Plattformtechnologie für neuartige, energiesparende Computerchips
Chipträger mit Memristor-Bauelementen. Bild: Frische Fische / Technifab
Die Herausforderung
Der Bedarf an leistungsfähigen Computerchips steigt rasant – auch weil Unternehmen weltweit immer stärker auf KI setzen. Doch der Energiebedarf dieser Anwendungen ist hoch: Fachleute erwarten, dass sich dadurch der Stromverbrauch von Rechenzentren allein in Europa bis zum Jahr 2030 verdreifachen wird. Gleichzeitig kommen aber auch die Chips selbst an die Grenze ihrer Leistungsfähigkeit: Die darauf installierten Transistoren können nicht mehr beliebig weit verkleinert werden. Zudem verarbeiten sie Daten vergleichsweise langsam, weil die Informationen auf herkömmlichen Chips erst vom Speicher zum Prozessor fließen müssen – und zurück. Dieser beständige Datenfluss kostet Zeit und Energie. Um das Potenzial neuartiger digitaler Anwendungen wie KI voll ausschöpfen zu können, benötigen wir daher eine vollkommen neue Art von Chips: Sie müssen schneller und sparsamer sein als heutige Modelle.
Unsere Lösung
Unser Gehirn ist Supercomputern beim Thema Effizienz hoch überlegen: Informationen verarbeitet es in Sekundenbruchteilen und verbraucht dabei kaum Energie. Ein Grund dafür ist die besondere Arbeitsweise des Organs: Es verarbeitet und speichert Informationen am selben Ort, in den Neuronen. Forscher:innen des Helmholtz-Zentrums Dresden-Rossendorf (HZDR) ahmen dieses Prinzip nach: Sie haben eine Plattformtechnologie für rekonfigurierbare, analoge elektronische Bauelemente entwickelt, die den Aufbau von Computerchips zur Bewältigung komplexer Rechenaufgaben mit minimalem Energieaufwand ermöglicht. Diese elektronischen Bauteile funktionieren ähnlich wie Synapsen, also wie jene Nervenverbindungen im Gehirn, die sich bilden und verstärken, wenn sie häufig genutzt werden. Auch die TiF-Bauelemente sind physikalisch in der Lage, sich zu merken, welche elektronischen Signale sie früher schon einmal verarbeitet haben. Berechnungen können sie daher direkt ausführen, wodurch der permanente Datenaustausch zwischen Speicher und Prozessor entfällt. Das senkt den Energieverbrauch und beschleunigt die Analyse: Ihre Ergebnisse liefern TiF-Bauelemente innerhalb von Sekundenbruchteilen. Interessant ist das zum Beispiel für Anwendungen, die auf Echtzeitdaten angewiesen sind, etwa in der Robotik oder beim autonomen Fahren. Weil die neuartigen Chips Informationen lokal speichern und verarbeiten, funktionieren sie bei Bedarf zudem auch ohne Cloud-Dienste – interessant ist das vor allem bei sensiblen Daten, die so besser geschützt sind vor einem unerwünschten Zugriff von außen. Schon seit fünf Jahrzehnten suchen Forscher:innen nach geeigneten Materialien für rekonfigurierbare Bauelemente. Am HZDR entdeckte 2011 die Physikerin Heidemarie Krüger gemeinsam mit ihrem Team eine leistungsfähige Materialkombination für die TiF-Plattformtechnologie: eine Kombination aus Eisenoxid und Bismutoxid.
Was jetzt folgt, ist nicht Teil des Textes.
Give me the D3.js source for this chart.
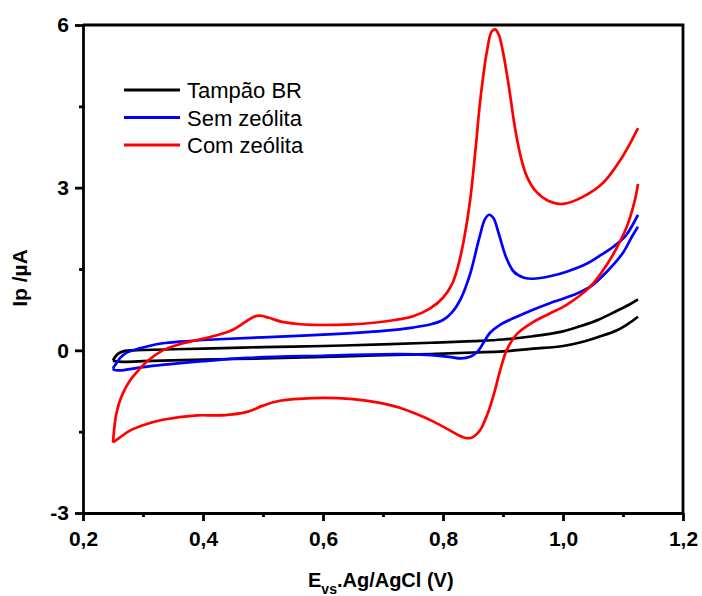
<!DOCTYPE html>
<html lang="pt">
<head>
<meta charset="utf-8">
<title>Voltametria cíclica</title>
<script src="https://d3js.org/d3.v7.min.js"></script>
<style>
  body { margin: 0; background: #fff; }
  text { font-family: Arial, "Liberation Sans", sans-serif; }
</style>
</head>
<body>
<svg width="702" height="596"></svg>
<script>

// series names and colours
var seriesNames = ["Tampão BR", "Sem zeólita", "Com zeólita"];
var seriesColors = ["#000000", "#0000ff", "#ff0000"];

// tick values
var xMajor = [0.2, 0.4, 0.6, 0.8, 1.0, 1.2];
var xMinor = [0.3, 0.5, 0.7, 0.9, 1.1];
var yMajor = [-3, 0, 3, 6];
var yMinor = [-1.5, 1.5, 4.5];

// [E (V), Ip (µA)] — forward (anodic) and reverse (cathodic) scans
var tampaoFwd = [
  [0.25,-0.19],[0.255,-0.1],[0.262,-0.04],[0.27,-0.01],[0.285,0.0],[0.35,0.02],[0.4,0.03],
  [0.5,0.06],[0.6,0.08],[0.7,0.11],[0.78,0.14],[0.85,0.17],[0.9,0.2],[0.95,0.26],[1.0,0.35],
  [1.03,0.45],[1.06,0.57],[1.09,0.73],[1.11,0.84],[1.125,0.94]
];
var tampaoRev = [
  [1.125,0.62],[1.11,0.5],[1.09,0.37],[1.06,0.25],[1.03,0.15],[1.0,0.08],[0.95,0.03],
  [0.9,-0.02],[0.85,-0.04],[0.78,-0.07],[0.7,-0.09],[0.6,-0.12],[0.5,-0.15],[0.4,-0.17],
  [0.3,-0.2],[0.26,-0.21],[0.25,-0.19]
];

var semFwd = [
  [0.25,-0.33],[0.255,-0.25],[0.262,-0.14],[0.27,-0.06],[0.283,0.0],[0.31,0.08],[0.333,0.13],
  [0.36,0.16],[0.417,0.2],[0.5,0.24],[0.6,0.29],[0.7,0.36],[0.75,0.42],[0.78,0.48],[0.8,0.56],
  [0.815,0.7],[0.83,0.96],[0.845,1.4],[0.86,2.05],[0.87,2.42],[0.877,2.5],[0.884,2.44],
  [0.893,2.15],[0.905,1.72],[0.918,1.45],[0.935,1.34],[0.95,1.32],[0.98,1.37],[1.006,1.45],
  [1.04,1.6],[1.062,1.75],[1.085,1.92],[1.105,2.12],[1.125,2.5]
];
var semRev = [
  [1.125,2.28],[1.115,2.1],[1.1,1.8],[1.073,1.45],[1.045,1.17],[1.017,1.02],[0.978,0.87],
  [0.95,0.75],[0.923,0.62],[0.895,0.47],[0.878,0.32],[0.868,0.15],[0.858,-0.02],[0.845,-0.12],
  [0.83,-0.15],[0.81,-0.12],[0.78,-0.09],[0.728,-0.07],[0.6,-0.1],[0.473,-0.14],[0.4,-0.2],
  [0.307,-0.3],[0.275,-0.35],[0.262,-0.37],[0.252,-0.36],[0.25,-0.33]
];

var comFwd = [
  [0.25,-1.7],[0.252,-1.45],[0.255,-1.2],[0.26,-0.98],[0.267,-0.78],[0.278,-0.56],
  [0.293,-0.36],[0.307,-0.2],[0.333,0.0],[0.36,0.11],[0.39,0.19],[0.41,0.24],[0.43,0.3],
  [0.45,0.38],[0.47,0.52],[0.485,0.62],[0.495,0.64],[0.51,0.6],[0.53,0.53],[0.555,0.49],
  [0.583,0.47],[0.62,0.47],[0.667,0.49],[0.72,0.56],[0.75,0.63],[0.778,0.77],[0.8,0.97],
  [0.815,1.22],[0.825,1.55],[0.835,2.05],[0.845,2.75],[0.855,3.8],[0.862,4.6],[0.873,5.5],
  [0.881,5.88],[0.887,5.92],[0.893,5.82],[0.9,5.5],[0.91,4.85],[0.92,4.1],[0.93,3.55],
  [0.94,3.2],[0.955,2.93],[0.975,2.76],[1.0,2.7],[1.033,2.83],[1.067,3.09],[1.095,3.5],
  [1.11,3.78],[1.125,4.1]
];
var comRev = [
  [1.125,3.07],[1.12,2.78],[1.107,2.3],[1.09,1.9],[1.073,1.58],[1.045,1.17],[1.006,0.84],
  [0.978,0.68],[0.95,0.52],[0.923,0.3],[0.906,0.0],[0.895,-0.38],[0.885,-0.8],[0.875,-1.15],
  [0.862,-1.47],[0.85,-1.6],[0.84,-1.62],[0.825,-1.56],[0.812,-1.48],[0.785,-1.32],
  [0.757,-1.18],[0.728,-1.06],[0.695,-0.97],[0.65,-0.9],[0.583,-0.88],[0.528,-0.93],
  [0.5,-1.02],[0.475,-1.13],[0.45,-1.18],[0.42,-1.2],[0.39,-1.2],[0.333,-1.28],[0.3,-1.38],
  [0.278,-1.48],[0.26,-1.62],[0.25,-1.7]
];

var curves = [
  {pts: tampaoFwd, s: 0}, {pts: tampaoRev, s: 0},
  {pts: semFwd, s: 1}, {pts: semRev, s: 1},
  {pts: comFwd, s: 2}, {pts: comRev, s: 2}
];

var svg = d3.select("svg"),
    margin = {top: 25, right: 19, bottom: 83, left: 83},
    w = +svg.attr("width") - margin.left - margin.right,
    h = +svg.attr("height") - margin.top - margin.bottom;

var xScale = d3.scaleLinear().domain([0.2, 1.2]).range([0, w]),
    yScale = d3.scaleLinear().domain([-3, 6]).range([h, 0]);

var g = svg.append("g")
    .attr("transform", "translate(" + margin.left + "," + margin.top + ")");

// curves
var line = d3.line()
    .x(function(d) { return xScale(d[0]); })
    .y(function(d) { return yScale(d[1]); })
    .curve(d3.curveCatmullRom.alpha(0.5));

g.selectAll(".cv")
  .data(curves)
  .enter().append("path")
    .attr("class", "cv")
    .attr("d", function(d) { return line(d.pts); })
    .attr("fill", "none")
    .attr("stroke", function(d) { return seriesColors[d.s]; })
    .attr("stroke-width", 2.7)
    .attr("stroke-linejoin", "round");

// frame (top and right)
g.append("path")
    .attr("d", "M0,0H" + w + "V" + h)
    .attr("fill", "none")
    .attr("stroke", "#000")
    .attr("stroke-width", 2.8);

// x axis
var xAxis = g.append("g")
    .attr("transform", "translate(0," + h + ")")
    .call(d3.axisBottom(xScale).tickValues(xMajor).tickSize(8).tickSizeOuter(0)
      .tickFormat(function(d) { return d3.format(".1f")(d).replace(".", ","); }));
g.append("g")
    .attr("transform", "translate(0," + h + ")")
    .call(d3.axisBottom(xScale).tickValues(xMinor).tickSize(4).tickFormat(""))
    .select(".domain").remove();

// y axis
var yAxis = g.append("g")
    .call(d3.axisLeft(yScale).tickValues(yMajor).tickSize(8).tickSizeOuter(0)
      .tickFormat(function(d) { return String(d); }));
g.append("g")
    .call(d3.axisLeft(yScale).tickValues(yMinor).tickSize(4).tickFormat(""))
    .select(".domain").remove();

g.selectAll(".domain").attr("stroke-width", 2.8);
g.selectAll(".tick line").attr("stroke-width", 2.8);
g.selectAll(".tick text")
    .attr("font-family", "Arial, 'Liberation Sans', sans-serif")
    .attr("font-weight", "bold")
    .style("font-size", "21px");
xAxis.selectAll(".tick text").attr("dy", "1.05em");
yAxis.selectAll(".tick text").attr("x", -14);

// axis titles
var xt = svg.append("text")
    .attr("x", 308)
    .attr("y", 587)
    .attr("font-weight", "bold")
    .style("font-size", "20px");
xt.append("tspan").text("E");
xt.append("tspan").attr("dy", 7).style("font-size", "14px").text("vs");
xt.append("tspan").attr("dy", -7).text(".Ag/AgCl (V)");

svg.append("text")
    .attr("transform", "translate(27,278) rotate(-90)")
    .attr("text-anchor", "middle")
    .attr("font-weight", "bold")
    .style("font-size", "21px")
    .text("Ip /µA");

// legend
var legend = svg.append("g").selectAll("g")
    .data(seriesNames)
  .enter().append("g")
    .attr("transform", function(d, i) { return "translate(124," + (90 + i * 27.5) + ")"; });

legend.append("line")
    .attr("x1", 0).attr("x2", 56)
    .attr("stroke", function(d, i) { return seriesColors[i]; })
    .attr("stroke-width", 3);

legend.append("text")
    .attr("x", 63)
    .attr("y", 8)
    .style("font-size", "22px")
    .text(function(d) { return d; });

</script>
</body>
</html>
Wie wir schon heute davon profitieren
Erste Computerchips, die mit diesem Materialmix arbeiten, bietet seit 2024 das Dresdner Startup TECHiFAB an, eine Ausgründung des HZDR. Computerchips mit TiF-Bauelementen haben das Potenzial, bis zu 90 Prozent der benötigten Energie einzusparen und Daten gleichzeitig 400 Mal schneller zu verarbeiten als die bisherigen Systeme. Mit den ersten Chips, die auf dieser Plattform basieren, will Heidemarie Krüger, die heute am Leibniz-Institut für Photonische Technologien und als Professorin an der Friedrich-Schiller-Universität Jena arbeitet, gemeinsam mit Industrieunternehmen erste Praxiserfahrungen sammeln. In Stahlwerken zum Beispiel prüfen die Modelle von TECHiFAB bereits testweise, ob die Walzen dort fehlerfrei arbeiten. Auch bei der Wartung von Brücken sollen sie helfen. Möglich wäre ihr Einsatz aber in vielen weiteren Branchen, etwa in der Automobilindustrie, im Maschinenbau oder in der Medizintechnik. Die Bundesagentur für Sprunginnovationen Deutschland (SPRIND) fördert Techifab mit einem zweistelligen Millionenbetrag.